Muchos fueron los efectos colaterales de la llegada de los mendicantes a las universidades. Tomemos como ejemplo los libros. El precio de los libros fue objeto de una atenta regulación, sobre todo entre los franciscanos (debido al prestigio pauperista). Esto hizo que el libro dejara de ser solo el códice miniado, carísimo y reservado a unos pocos. Nació el antecesor del manual: un libro orientado a la enseñanza y a la profundización y por tanto menos caro y más accesible para muchos más lectores y estudiantes. Además, dado que los maestros franciscanos y dominicos estaban incardinados en sus órdenes, y esto les dotaban de una prebenda para vivir, se recuperó la antigua tradición de la enseñanza gratuita (al comienzo los maestros laicos cobraban), que continuó con la creación de miles de escuelas por parte de las órdenes religiosas femeninas y masculinas en época moderna y contemporánea, y con la escuela pública del siglo XX.

¿Y hoy? ¿Qué queda de esta gran herencia? En primer lugar, debemos reconocer que en el siglo XX algo no ha funcionado bien en la transmisión de la enseñanza de los monjes, frailes y monjas a los docentes laicos. Aquella gratuidad, sobre todo por parte de los profesores, iba acompañada de instituciones (órdenes, conventos, congregaciones) que les garantizaban la subsistencia y una vida decente. Cuando los profesores pasaron a ser laicos, la maravillosa idea de la gratuidad del conocimiento se tradujo en salarios demasiado bajos, sobre todo en las escuelas (y en los primeros años de carrera universitaria), especialmente en los países donde la herencia educativa gratuita de la Iglesia era más fuerte. De este modo, una vez más, no fuimos capaces de transformar políticamente un patrimonio ético en justicia civil, por “falta de pensamiento”. La antigua cultura cristiana sabía bien que el conocimiento era un bien tan valioso como para considerarlo divino; y por eso lo trató con gran atención, apartándolo de la lógica del infame lucro, para protegerlo. Hoy el capitalismo sabe muy bien que el conocimiento tiene un valor económico y, mientras deja en la indigencia a maestras y doctorandos, hace de la formación con ánimo de lucro (pro-pretio) una de sus nuevas industrias globales más rentables.

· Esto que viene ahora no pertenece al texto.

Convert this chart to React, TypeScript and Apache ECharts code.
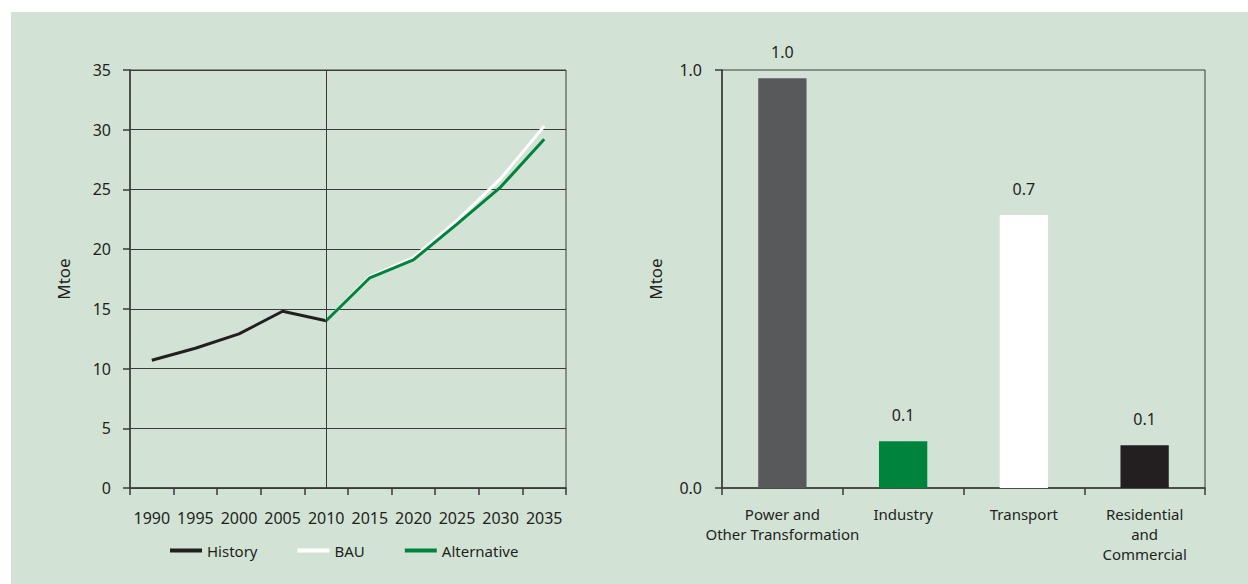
import React, { useEffect, useRef } from "react";
import * as echarts from "echarts";

const years = ["1990", "1995", "2000", "2005", "2010", "2015", "2020", "2025", "2030", "2035"];
const history = [10.7, 11.7, 12.9, 14.8, 14.0, null, null, null, null, null];
const bau = [null, null, null, null, 14.0, 17.7, 19.3, 22.4, 25.9, 30.3];
const alternative = [null, null, null, null, 14.0, 17.6, 19.1, 22.1, 25.2, 29.2];

const sectors = ["Power and\nOther Transformation", "Industry", "Transport", "Residential\nand\nCommercial"];
const sectorValues = [0.98, 0.112, 0.653, 0.102];
const sectorColors = ["#58595b", "#00843d", "#ffffff", "#231f20"];

const FONT = "Noto Sans";
const TEXT = "#231f20";
const LINE = "#3a3a3a";
const FS = 16;

export default function App() {
  const ref = useRef<HTMLDivElement>(null);
  useEffect(() => {
    if (!ref.current) return;
    const chart = echarts.init(ref.current, undefined, { renderer: "svg" });
    const axisCommon = {
      axisLine: { show: true, lineStyle: { color: LINE, width: 1.5 } },
      axisTick: { show: true, length: 7, lineStyle: { color: LINE, width: 1.5 } },
    };
    chart.setOption({
      animation: false,
      textStyle: { fontFamily: FONT, color: TEXT },
      grid: [
        { left: 130, top: 70, width: 436, height: 418, show: true, borderColor: LINE, borderWidth: 1, backgroundColor: "transparent" },
        { left: 722, top: 70, width: 483, height: 418, show: true, borderColor: LINE, borderWidth: 1, backgroundColor: "transparent" },
      ],
      legend: {
        data: ["History", "BAU", "Alternative"],
        left: 165,
        top: 538,
        icon: "rect",
        itemWidth: 32,
        itemHeight: 4,
        itemGap: 40,
        textStyle: { fontFamily: FONT, fontSize: 15, color: TEXT },
      },
      xAxis: [
        {
          type: "category",
          gridIndex: 0,
          data: years,
          boundaryGap: true,
          ...axisCommon,
          axisLabel: { margin: 22, fontSize: FS, color: TEXT, fontFamily: FONT, interval: 0 },
          splitLine: { show: false },
        },
        {
          type: "category",
          gridIndex: 1,
          data: sectors,
          boundaryGap: true,
          ...axisCommon,
          axisLabel: { margin: 16, fontSize: 15, lineHeight: 20, color: TEXT, fontFamily: FONT, interval: 0 },
          splitLine: { show: false },
        },
      ],
      yAxis: [
        {
          type: "value",
          gridIndex: 0,
          min: 0,
          max: 35,
          interval: 5,
          name: "Mtoe",
          nameLocation: "middle",
          nameRotate: 90,
          nameGap: 58,
          nameTextStyle: { fontSize: 17, color: TEXT, fontFamily: FONT },
          ...axisCommon,
          axisLabel: { margin: 19, fontSize: FS, color: TEXT, fontFamily: FONT },
          splitLine: { show: true, lineStyle: { color: LINE, width: 1 } },
        },
        {
          type: "value",
          gridIndex: 1,
          min: 0,
          max: 1,
          interval: 1,
          name: "Mtoe",
          nameLocation: "middle",
          nameRotate: 90,
          nameGap: 58,
          nameTextStyle: { fontSize: 17, color: TEXT, fontFamily: FONT },
          ...axisCommon,
          axisLabel: { margin: 20, fontSize: FS, color: TEXT, fontFamily: FONT, formatter: (v: number) => v.toFixed(1) },
          splitLine: { show: false },
        },
      ],
      series: [
        {
          name: "History",
          type: "line",
          xAxisIndex: 0,
          yAxisIndex: 0,
          data: history,
          symbol: "none",
          color: "#231f20",
          lineStyle: { width: 3, color: "#231f20" },
          markLine: {
            silent: true,
            symbol: "none",
            label: { show: false },
            lineStyle: { color: LINE, width: 1, type: "solid" },
            data: [{ xAxis: "2010" }],
          },
        },
        {
          name: "BAU",
          type: "line",
          xAxisIndex: 0,
          yAxisIndex: 0,
          data: bau,
          symbol: "none",
          color: "#ffffff",
          lineStyle: { width: 3, color: "#ffffff" },
        },
        {
          name: "Alternative",
          type: "line",
          xAxisIndex: 0,
          yAxisIndex: 0,
          data: alternative,
          symbol: "none",
          color: "#00843d",
          lineStyle: { width: 3, color: "#00843d" },
        },
        {
          name: "Sectors",
          type: "bar",
          xAxisIndex: 1,
          yAxisIndex: 1,
          barWidth: "40%",
          data: sectorValues.map((v, i) => ({ value: v, itemStyle: { color: sectorColors[i] } })),
          label: {
            show: true,
            position: "top",
            distance: 18,
            fontSize: FS,
            color: TEXT,
            fontFamily: FONT,
            formatter: (p: any) => Number(p.value).toFixed(1),
          },
        },
      ],
    });
    return () => chart.dispose();
  }, []);

  return (
    <div style={{ position: "absolute", left: 0, top: 0, width: 1248, height: 584, background: "#ffffff", overflow: "hidden" }}>
      <div style={{ position: "absolute", left: 11, top: 12, width: 1237, height: 572, background: "#d2e3d5" }} />
      <div ref={ref} style={{ position: "absolute", left: 0, top: 0, width: 1248, height: 584 }} />
    </div>
  );
}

Para terminar, veamos el mensaje más valioso de aquel antiguo debate. Aquellos canonistas sabían que la razón de la gratuidad del conocimiento no era la ausencia de valor. Al contrario, sabían que valía tanto como para considerarlo bonum dei: un bien de Dios. Estamos de nuevo ante la antigua idea de que la gratuidad no se corresponde con un precio igual a cero sino con un precio infinito. Los antiguos sabían que el conocimiento tiene un “coste de producción” muy elevado. Hacerlo accesible sin pagar un precio significa reconocer que la naturaleza del conocimiento es la de un bien común, no la de un bien privado de mercado. Es un pozo de agua viva en una plaza pública. Y, como ocurre con todos los bienes comunes, la comunidad asume sus costes de producción y gestión, porque lo reconoce como un valor estratégico y no quiere excluir, si es posible, a nadie de su uso, sobre todo a los pobres – no debemos olvidar que cada vez que una comunidad crea un bien común está haciendo que sus pobres sean menos pobres. Los monjes, las monjas y los frailes han conservado durante un milenio y medio la naturaleza de bien común del conocimiento. Es una herencia infinita. A nosotros nos corresponde seguir conservando los “pozos de agua viva” de ayer, y excavar otros nuevos.